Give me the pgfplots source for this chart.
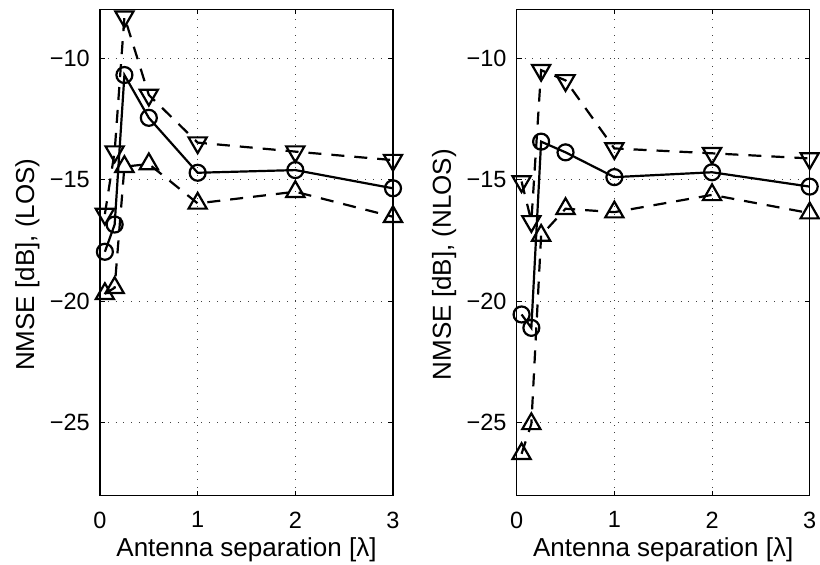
\documentclass[border=0pt]{standalone}
\usepackage{pgfplots}
\pgfplotsset{compat=1.18}
\usepackage{fontspec}
\setmainfont{Liberation Sans}

\begin{document}
\begin{tikzpicture}
\pgfplotsset{
  myax/.style={
    scale only axis, width=293bp, height=486.2bp,
    xmin=0, xmax=3, ymin=-28, ymax=-8,
    xtick={0,1,2,3}, xticklabels={0,1,2,3},
    ytick={-25,-20,-15,-10}, yticklabels={−25,−20,−15,−10},
    grid=major,
    major grid style={black!75, line width=0.7bp, dash pattern=on 0.8bp off 7bp},
    tick align=inside, major tick length=5bp, tick style={black, line width=0.8bp},
    axis line style={line width=1.5bp},
    ticklabel style={font=\fontsize{23.5bp}{28bp}\selectfont},
    label style={font=\fontsize{26bp}{31bp}\selectfont},
    xticklabel style={anchor=north, inner sep=0pt, yshift=-16bp},
    yticklabel style={anchor=east, inner sep=0pt, xshift=-10bp},
    xlabel style={at={(axis description cs:0.5,0)}, anchor=north, inner sep=0pt, yshift=-42bp},
    ylabel style={at={(axis description cs:-0.29,0.475)}, anchor=north, inner sep=0pt},
    xlabel={Antenna separation [λ]},
    clip=false,
  },
  circ/.style={black, line width=2.2bp, solid, mark=o, mark size=8bp, mark options={solid, line width=2.2bp}},
  dtri/.style={black, line width=2.2bp, dash pattern=on 13bp off 10bp, mark=triangle, mark size=10.5bp, mark options={solid, rotate=180, line width=2.2bp}},
  utri/.style={black, line width=2.2bp, dash pattern=on 13bp off 10bp, mark=triangle, mark size=10.5bp, mark options={solid, line width=2.2bp}},
}
\path[use as bounding box] (-100bp,-69.4bp) rectangle (720bp,495.6bp);

\begin{axis}[myax, at={(0bp,0bp)}, anchor=south west, ylabel={NMSE [dB], (LOS)}]
\addplot[dtri] coordinates {(0.05,-16.42) (0.15,-13.85) (0.25,-8.3) (0.5,-11.52) (1,-13.48) (2,-13.85) (3,-14.2)};
\addplot[utri] coordinates {(0.05,-19.7) (0.15,-19.45) (0.25,-14.47) (0.5,-14.36) (1,-15.98) (2,-15.5) (3,-16.53)};
\addplot[circ] coordinates {(0.05,-17.97) (0.15,-16.85) (0.25,-10.7) (0.5,-12.46) (1,-14.72) (2,-14.61) (3,-15.36)};
\end{axis}

\begin{axis}[myax, at={(416.7bp,0bp)}, anchor=south west, ylabel={NMSE [dB], (NLOS)}]
\addplot[dtri] coordinates {(0.05,-15.08) (0.15,-16.72) (0.25,-10.5) (0.5,-10.92) (1,-13.72) (2,-13.92) (3,-14.13)};
\addplot[utri] coordinates {(0.05,-26.28) (0.15,-25.05) (0.25,-17.3) (0.5,-16.2) (1,-16.34) (2,-15.63) (3,-16.38)};
\addplot[circ] coordinates {(0.05,-20.55) (0.15,-21.1) (0.25,-13.44) (0.5,-13.88) (1,-14.9) (2,-14.7) (3,-15.29)};
\end{axis}
\end{tikzpicture}
\end{document}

——

> Directive: Write out again every line above exactly as given; the pictures do not belong in the copy.

> Result for this exercise:
Give me the pgfplots source for this chart.
\documentclass[border=0pt]{standalone}
\usepackage{pgfplots}
\pgfplotsset{compat=1.18}
\usepackage{fontspec}
\setmainfont{Liberation Sans}

\begin{document}
\begin{tikzpicture}
\pgfplotsset{
  myax/.style={
    scale only axis, width=293bp, height=486.2bp,
    xmin=0, xmax=3, ymin=-28, ymax=-8,
    xtick={0,1,2,3}, xticklabels={0,1,2,3},
    ytick={-25,-20,-15,-10}, yticklabels={−25,−20,−15,−10},
    grid=major,
    major grid style={black!75, line width=0.7bp, dash pattern=on 0.8bp off 7bp},
    tick align=inside, major tick length=5bp, tick style={black, line width=0.8bp},
    axis line style={line width=1.5bp},
    ticklabel style={font=\fontsize{23.5bp}{28bp}\selectfont},
    label style={font=\fontsize{26bp}{31bp}\selectfont},
    xticklabel style={anchor=north, inner sep=0pt, yshift=-16bp},
    yticklabel style={anchor=east, inner sep=0pt, xshift=-10bp},
    xlabel style={at={(axis description cs:0.5,0)}, anchor=north, inner sep=0pt, yshift=-42bp},
    ylabel style={at={(axis description cs:-0.29,0.475)}, anchor=north, inner sep=0pt},
    xlabel={Antenna separation [λ]},
    clip=false,
  },
  circ/.style={black, line width=2.2bp, solid, mark=o, mark size=8bp, mark options={solid, line width=2.2bp}},
  dtri/.style={black, line width=2.2bp, dash pattern=on 13bp off 10bp, mark=triangle, mark size=10.5bp, mark options={solid, rotate=180, line width=2.2bp}},
  utri/.style={black, line width=2.2bp, dash pattern=on 13bp off 10bp, mark=triangle, mark size=10.5bp, mark options={solid, line width=2.2bp}},
}
\path[use as bounding box] (-100bp,-69.4bp) rectangle (720bp,495.6bp);

\begin{axis}[myax, at={(0bp,0bp)}, anchor=south west, ylabel={NMSE [dB], (LOS)}]
\addplot[dtri] coordinates {(0.05,-16.42) (0.15,-13.85) (0.25,-8.3) (0.5,-11.52) (1,-13.48) (2,-13.85) (3,-14.2)};
\addplot[utri] coordinates {(0.05,-19.7) (0.15,-19.45) (0.25,-14.47) (0.5,-14.36) (1,-15.98) (2,-15.5) (3,-16.53)};
\addplot[circ] coordinates {(0.05,-17.97) (0.15,-16.85) (0.25,-10.7) (0.5,-12.46) (1,-14.72) (2,-14.61) (3,-15.36)};
\end{axis}

\begin{axis}[myax, at={(416.7bp,0bp)}, anchor=south west, ylabel={NMSE [dB], (NLOS)}]
\addplot[dtri] coordinates {(0.05,-15.08) (0.15,-16.72) (0.25,-10.5) (0.5,-10.92) (1,-13.72) (2,-13.92) (3,-14.13)};
\addplot[utri] coordinates {(0.05,-26.28) (0.15,-25.05) (0.25,-17.3) (0.5,-16.2) (1,-16.34) (2,-15.63) (3,-16.38)};
\addplot[circ] coordinates {(0.05,-20.55) (0.15,-21.1) (0.25,-13.44) (0.5,-13.88) (1,-14.9) (2,-14.7) (3,-15.29)};
\end{axis}
\end{tikzpicture}
\end{document}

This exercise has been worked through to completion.